1. Start with Brute Force: Show understanding of the problem
2. Optimize with Hash Map: Explain hash map approach
3. Handle Edge Cases: Mention duplicate values and no solution
4. Discuss Trade-offs: Compare time vs space complexity
5. Follow-up Ready: Be prepared for variations and optimizations

Concept Explanations

Two Sum: We need to find two numbers in an array that add up to a target value and return their indices.

Hash Map Approach: We use a hash map to store numbers and their indices. For each number, we calculate its complement (target - current number) and check if it exists in the hash map.
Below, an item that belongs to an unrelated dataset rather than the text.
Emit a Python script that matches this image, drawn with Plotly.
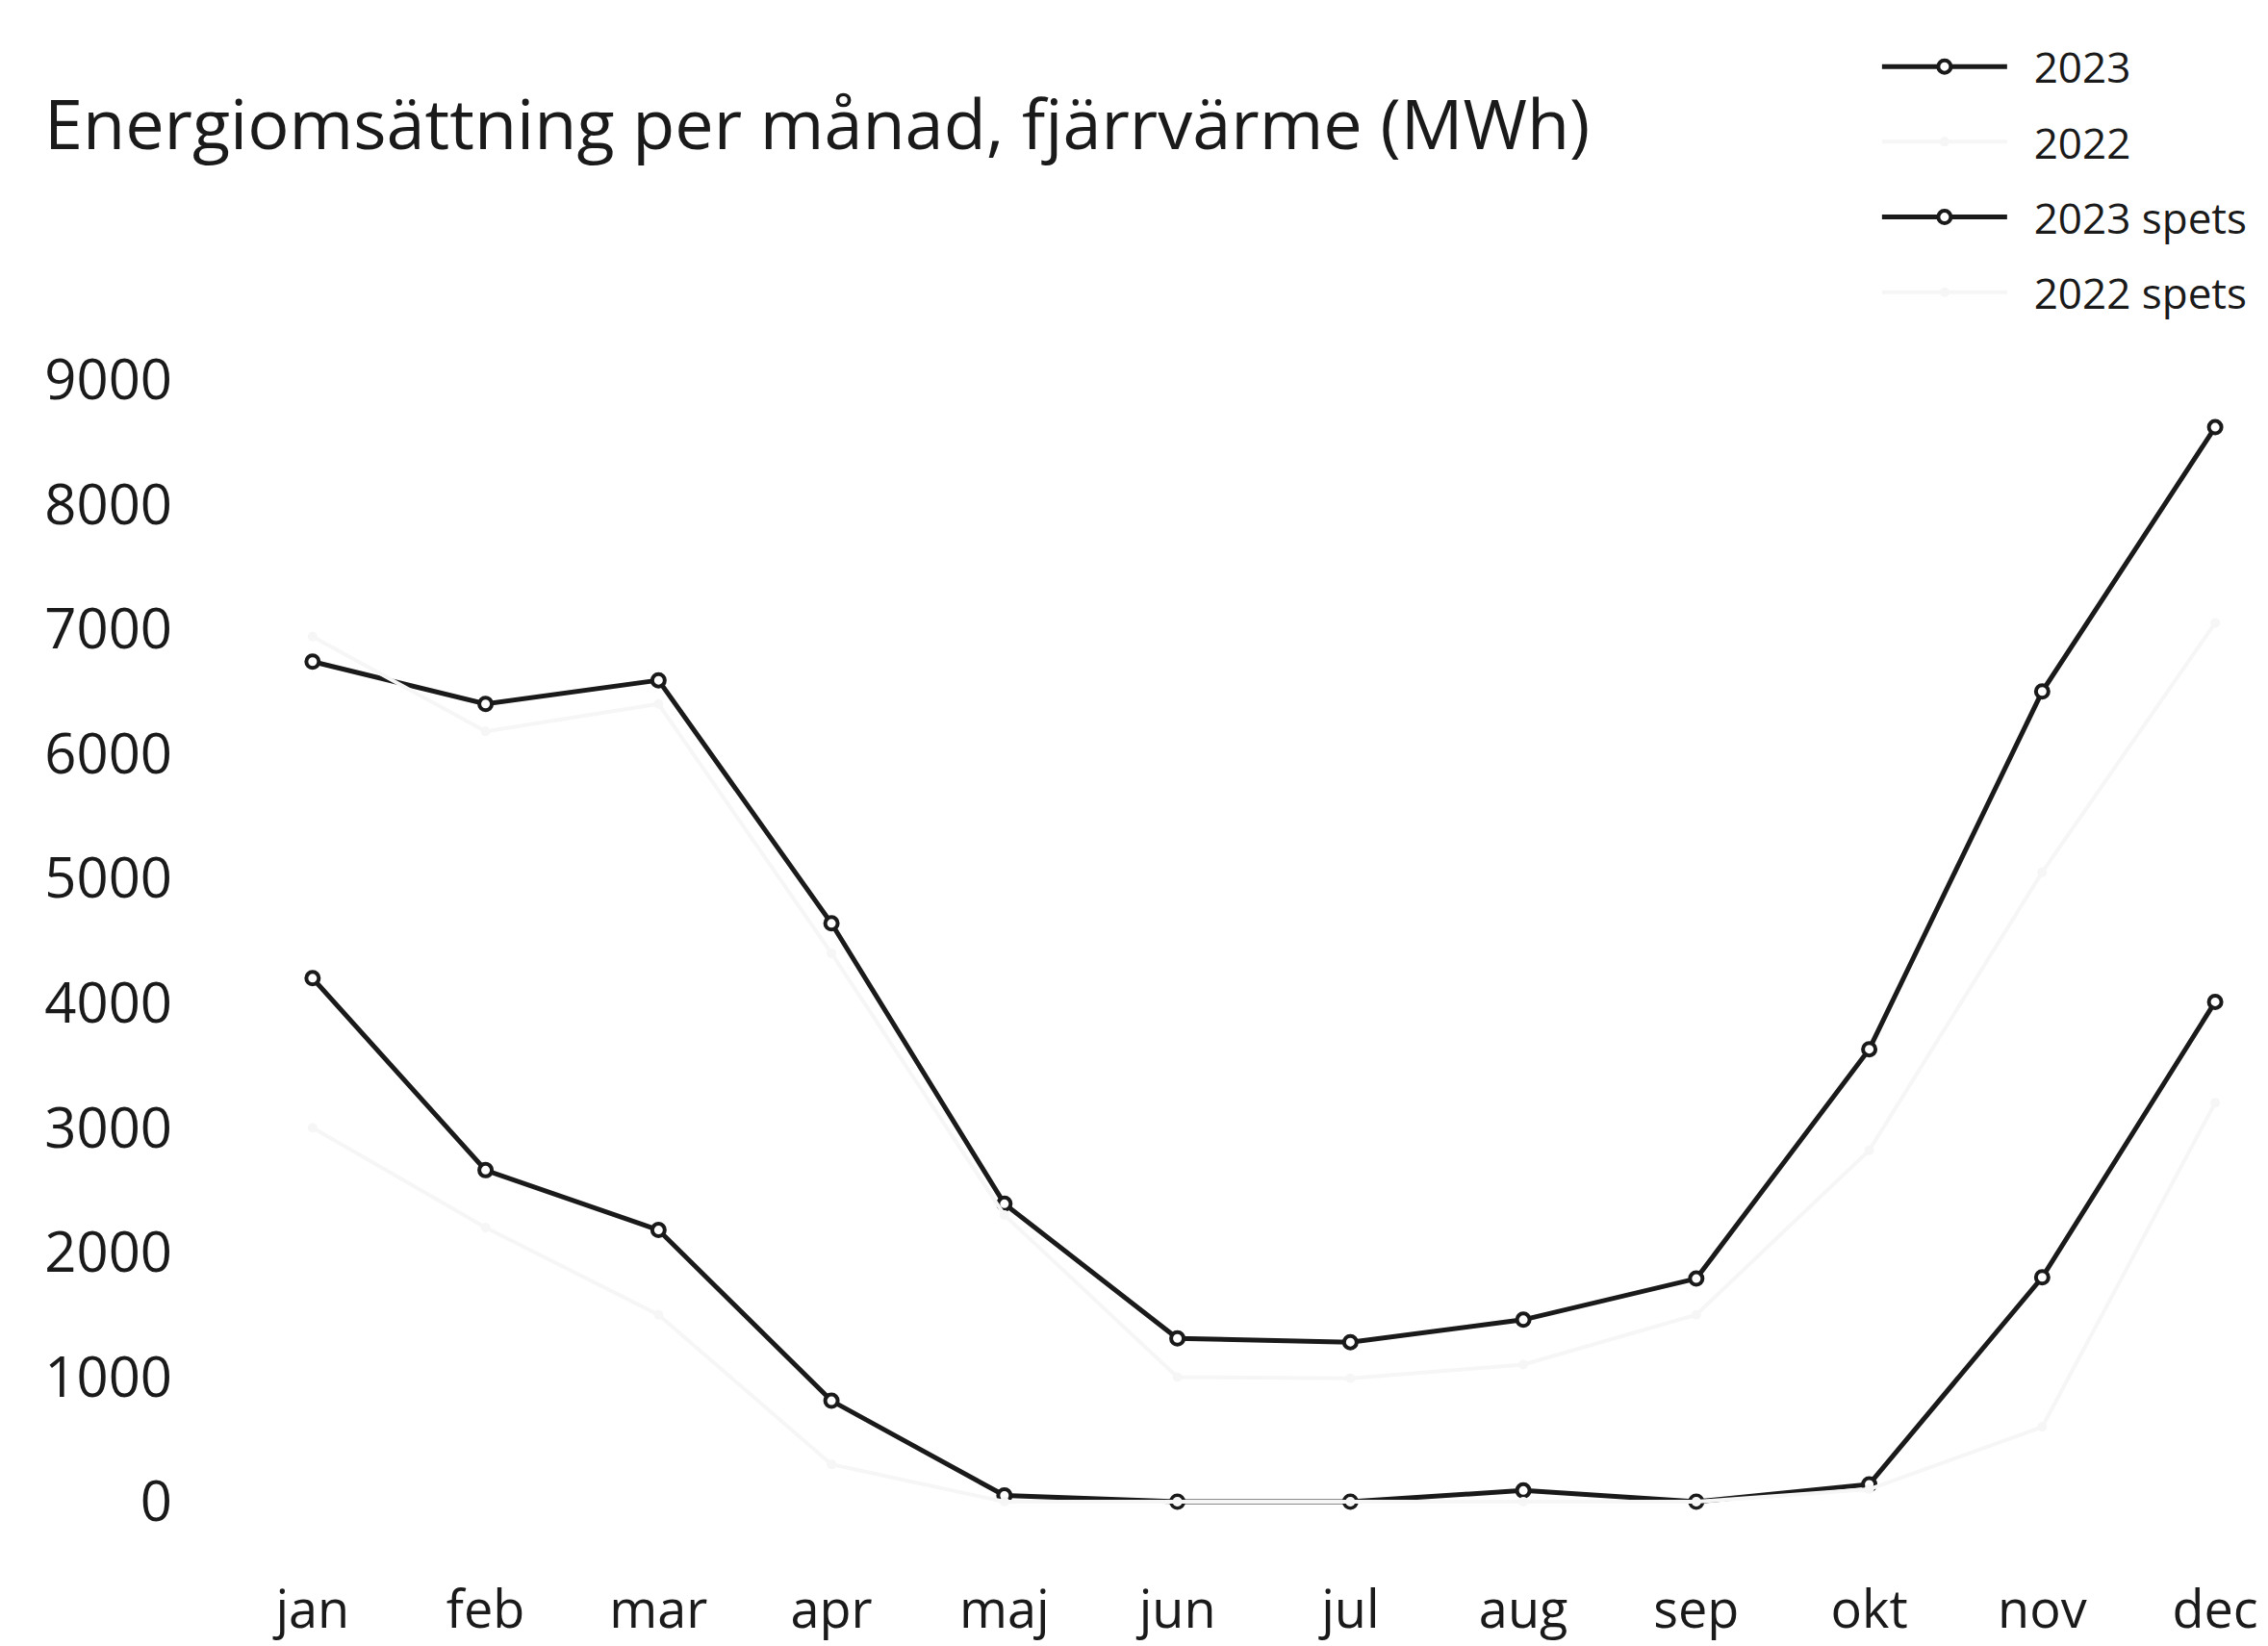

Complement Strategy: Instead of looking for two numbers that sum to target, we look for one number and its complement. This reduces the problem to a single lookup.

Why Hash Map Works: The hash map provides O(1) lookup time, making the overall algorithm O(n) instead of O(n²) brute force.

Space-Time Trade-off: The hash map approach uses O(n) extra space to achieve O(n) time complexity, which is a good trade-off for this problem.

Edge Case Handling: We need to handle cases where no solution exists, duplicate values, and negative numbers correctly.